Following on from John K.'s post and some others, I think it is about time that the community took a hard look at some technology from the dawn of the Web, Hurwitz and Mallery's Open Meeting which they ran for Vice President Al Gore in 1994:
As with many technologies (e.g. threshold cryptography), these ideas came before the audience was ready to absorb them. A similar effect was seen in early film. Only after the basic vocabulary of motion picture signs such as establishing shots was understood, could film progress to more complex narratives. The reason Facebook, a very late entrant in the social media wars could win them (for a time at least) was that the audience had progressed to the point where it could consume the technology.
I have seen groups trying to use git and I really wish they would stop. Using git to run a WG provides a small amount of tool support for issues tracking which is useful. But the tool is designed to do a very different job and has its own bizarre vocabulary. Telling people to enter comments as 'Pull Requests' causes most people's mental gears to grind. The result is WGs whose activities are unhappily split between a Web site and a mailing list with no cohesion between the two. My conclusion is that for this approach to work, there has to be a purpose written tool that absorbs the lessons from the github experience and provides a means of following the WG from the mailing list as well. (Which is how the open meeting worked.)
What Mallery and Hurwitz developed was a discussion forum in which comments were organized according to a constrained vocabulary of moves that provided a set of lightweight semantics allowing topics to be efficiently navigated.
Facebook's reaction emoticons provide a similar capability except that they are replacements for comments rather than labels for comments. Also, since the objective of Facebook is to maximize engagement, only positive reactions are permitted. It is not possible to disagree (except by posting haha to laugh in their faces). What we need most for our work is constructive criticism. The type of comments that get us to the next level.
I still have about a month worth of effort on the first phase of the Mesh. The second phase will include an online comment forum allowing people to comment on the Mesh specifications. For this particular purpose, the comment forums will of course be open and unencrypted. But part of the point here is to provide a demonstration of the Mesh technology which allows the discussion to be end-to-end encrypted. So a group of lawyers working on a case could upload the case files to a cloud service and comment on them secure in the knowledge that the cloud service provider cannot read either the documents or the comments. Accessing end-to-end encrypted social media will of course require a specialist client, the non encrypted version can be presented through a Web browser interface in the same way that Facebook, Twitter, etc. are commonly accessed.
Different types of discussion will require different sets of lightweight semantics. For example, a forum serving a replica prop building community (e.g. dalek building) might have semantics such as 'original', 'plans', 'techniques', etc. Someone who is going through the source video capturing images might tag them 'original', someone who has converted that material to plans might tag their images, plans. etc. etc.
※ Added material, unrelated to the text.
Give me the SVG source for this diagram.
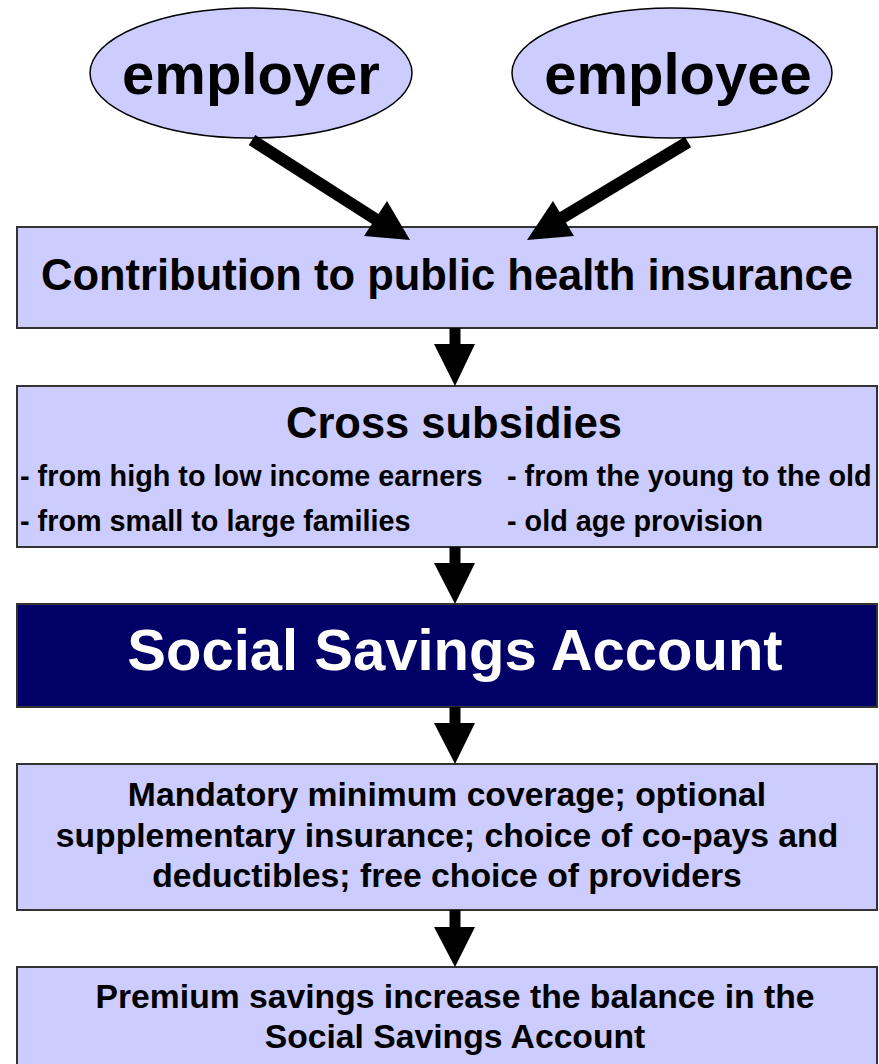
<svg xmlns="http://www.w3.org/2000/svg" width="879" height="1064" viewBox="0 0 879 1064">
  <style>
    .box { fill: #ccccff; stroke: #333333; stroke-width: 2; }
    .dark { fill: #000066; stroke: #333333; stroke-width: 2; }
    .oval { fill: #ccccff; stroke: #000000; stroke-width: 1.5; }
    text { font-family: "Liberation Sans", Arial, sans-serif; font-weight: bold; fill: #000000; }
    .mid { text-anchor: middle; }
    .big { font-size: 58px; }
    .head { font-size: 43.5px; }
    .sub { font-size: 28.8px; }
    .body { font-size: 33.7px; }
    .white { fill: #ffffff; }
    .shaft { stroke: #000000; fill: none; }
    .tip { fill: #000000; }
  </style>
  <rect width="879" height="1064" fill="#ffffff"/>

  <g id="employer">
    <ellipse class="oval" cx="251" cy="73" rx="161" ry="65"/>
    <text class="big mid" x="251" y="94">employer</text>
  </g>
  <g id="employee">
    <ellipse class="oval" cx="672" cy="73" rx="160" ry="65"/>
    <text class="big mid" x="678" y="94">employee</text>
  </g>

  <g id="contribution">
    <rect class="box" x="17" y="227" width="860" height="101"/>
    <text class="head mid" x="447" y="290">Contribution to public health insurance</text>
  </g>

  <g id="cross-subsidies">
    <rect class="box" x="17" y="386" width="860" height="161"/>
    <text class="head mid" x="454" y="438">Cross subsidies</text>
    <text class="sub" x="20" y="486">- from high to low income earners</text>
    <text class="sub" x="507" y="486">- from the young to the old</text>
    <text class="sub" x="20" y="531">- from small to large families</text>
    <text class="sub" x="507" y="531">- old age provision</text>
  </g>

  <g id="social-savings-account">
    <rect class="dark" x="17" y="604" width="860" height="103"/>
    <text class="big mid white" x="455" y="670">Social Savings Account</text>
  </g>

  <g id="coverage">
    <rect class="box" x="17" y="764" width="860" height="146"/>
    <text class="body mid" x="447" y="806">Mandatory minimum coverage; optional</text>
    <text class="body mid" x="447" y="847">supplementary insurance; choice of co-pays and</text>
    <text class="body mid" x="447" y="887">deductibles; free choice of providers</text>
  </g>

  <g id="premium-savings">
    <rect class="box" x="17" y="967" width="860" height="120"/>
    <text class="body mid" x="455" y="1008">Premium savings increase the balance in the</text>
    <text class="body mid" x="455" y="1048">Social Savings Account</text>
  </g>

  <g id="connectors">
    <!-- employer -> contribution -->
    <line class="shaft" x1="252" y1="140" x2="380" y2="222" stroke-width="12"/>
    <polygon class="tip" points="410,240 387,201 364,236"/>
    <!-- employee -> contribution -->
    <line class="shaft" x1="688" y1="142" x2="555" y2="222" stroke-width="12"/>
    <polygon class="tip" points="527,240 553,201 574,236"/>
    <!-- vertical flow -->
    <line class="shaft" x1="455" y1="328" x2="455" y2="346" stroke-width="11"/>
    <polygon class="tip" points="434,344 475,344 455,386"/>
    <line class="shaft" x1="455" y1="547" x2="455" y2="565" stroke-width="11"/>
    <polygon class="tip" points="434,563 475,563 455,604"/>
    <line class="shaft" x1="455" y1="707" x2="455" y2="725" stroke-width="11"/>
    <polygon class="tip" points="434,723 475,723 455,764"/>
    <line class="shaft" x1="455" y1="910" x2="455" y2="929" stroke-width="11"/>
    <polygon class="tip" points="434,927 475,927 455,967"/>
  </g>
</svg>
So what is the difference between this approach and a hashtag?
There are two major differences. The first is that since hashtags come from an infinite vocabulary, there is inevitable variation in use. Forcing people to pick from a small number of tags makes those tags more useful as search terms.
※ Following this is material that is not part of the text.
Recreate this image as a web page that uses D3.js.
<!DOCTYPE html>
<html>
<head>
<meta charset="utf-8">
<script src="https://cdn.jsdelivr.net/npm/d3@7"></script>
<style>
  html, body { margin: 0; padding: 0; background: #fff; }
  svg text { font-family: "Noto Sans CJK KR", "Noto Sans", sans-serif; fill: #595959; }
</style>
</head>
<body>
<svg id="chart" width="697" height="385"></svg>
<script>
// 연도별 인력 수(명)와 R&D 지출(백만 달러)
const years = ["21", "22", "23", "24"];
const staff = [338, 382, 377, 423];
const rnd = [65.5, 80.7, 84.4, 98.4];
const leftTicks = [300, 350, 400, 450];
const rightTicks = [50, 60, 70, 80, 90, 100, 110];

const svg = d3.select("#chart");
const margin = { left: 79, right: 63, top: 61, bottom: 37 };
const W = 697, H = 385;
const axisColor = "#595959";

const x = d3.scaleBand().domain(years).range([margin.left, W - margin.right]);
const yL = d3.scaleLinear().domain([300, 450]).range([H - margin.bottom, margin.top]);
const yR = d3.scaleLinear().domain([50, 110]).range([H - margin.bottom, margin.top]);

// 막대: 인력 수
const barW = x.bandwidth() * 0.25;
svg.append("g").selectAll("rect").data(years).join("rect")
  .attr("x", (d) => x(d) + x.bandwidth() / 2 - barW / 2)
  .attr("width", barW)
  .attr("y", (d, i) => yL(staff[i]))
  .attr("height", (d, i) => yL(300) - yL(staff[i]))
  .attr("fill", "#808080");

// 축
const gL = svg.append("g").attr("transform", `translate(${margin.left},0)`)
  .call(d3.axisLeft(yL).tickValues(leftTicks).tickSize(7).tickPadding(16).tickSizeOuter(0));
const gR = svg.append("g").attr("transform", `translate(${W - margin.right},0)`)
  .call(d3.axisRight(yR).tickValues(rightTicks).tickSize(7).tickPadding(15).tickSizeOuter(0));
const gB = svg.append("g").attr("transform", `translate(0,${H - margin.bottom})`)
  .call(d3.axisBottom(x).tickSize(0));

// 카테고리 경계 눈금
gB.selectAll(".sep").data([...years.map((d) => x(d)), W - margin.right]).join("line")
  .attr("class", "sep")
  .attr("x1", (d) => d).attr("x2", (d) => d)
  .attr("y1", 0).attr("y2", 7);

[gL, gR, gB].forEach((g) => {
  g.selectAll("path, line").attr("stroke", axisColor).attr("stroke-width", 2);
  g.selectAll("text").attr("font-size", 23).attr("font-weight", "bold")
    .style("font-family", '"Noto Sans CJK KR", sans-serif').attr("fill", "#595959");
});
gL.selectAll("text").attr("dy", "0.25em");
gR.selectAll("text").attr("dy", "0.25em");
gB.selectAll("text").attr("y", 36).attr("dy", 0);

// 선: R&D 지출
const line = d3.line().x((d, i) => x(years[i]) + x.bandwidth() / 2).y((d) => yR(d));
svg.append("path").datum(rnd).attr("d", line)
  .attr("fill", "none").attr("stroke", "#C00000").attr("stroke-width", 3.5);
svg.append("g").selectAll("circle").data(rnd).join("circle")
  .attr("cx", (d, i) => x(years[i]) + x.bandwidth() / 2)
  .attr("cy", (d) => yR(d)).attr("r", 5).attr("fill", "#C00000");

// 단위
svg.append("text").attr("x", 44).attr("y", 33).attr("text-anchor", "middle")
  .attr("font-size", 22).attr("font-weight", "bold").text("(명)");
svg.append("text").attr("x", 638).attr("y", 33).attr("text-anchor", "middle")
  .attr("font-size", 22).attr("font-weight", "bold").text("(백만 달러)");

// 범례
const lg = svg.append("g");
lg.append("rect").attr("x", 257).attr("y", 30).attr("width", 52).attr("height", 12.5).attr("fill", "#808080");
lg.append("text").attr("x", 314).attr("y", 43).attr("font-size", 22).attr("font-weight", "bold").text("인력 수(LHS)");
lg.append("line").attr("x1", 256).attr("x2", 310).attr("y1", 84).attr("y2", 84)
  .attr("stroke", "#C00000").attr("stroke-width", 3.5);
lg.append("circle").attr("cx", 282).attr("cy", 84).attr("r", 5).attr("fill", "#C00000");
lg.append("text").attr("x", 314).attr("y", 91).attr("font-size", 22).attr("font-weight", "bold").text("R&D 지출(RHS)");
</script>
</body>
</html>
The second difference is process. consider a strawman IETF forum.
A forum consists of a set of documents. Each document has a status (active, inactive, published). A pre-WG activity has a statement of scope. A WG activity has a charter. There are also drafts, RFCs etc.
It should be possible to scan through a document and annotate individual paragraphs with comments tagged with lightweight semantics such as:
agree
disagree
nit [typographic issues, spelling etc.]
vocabulary [use/choice of defined terms]
requirement
use-case
interop
The open meeting vocabulary was limited to six moves. It is possible that we could make use of a slightly larger vocabulary. But it is probably best to start out constrained and add slowly.
The process part comes in when an editor is creating a new version of the document. We might assign an editor a separate set of moves:
accept
reject
assign-issue
So if I am editing a document and someone has given me a list of typos, I just go through and clear them. But some comments might well require more discussion. And we can write rules that identify those comments.
Anyway, that is what I plan to build for the Mesh. If other IETFers wish to apply the same technology, I am always open to collaborators. At this point, I have the majority of the components that I need to build this tool. In particular I have the document preparation tool that accepts either markdown or Word as either an input or an output.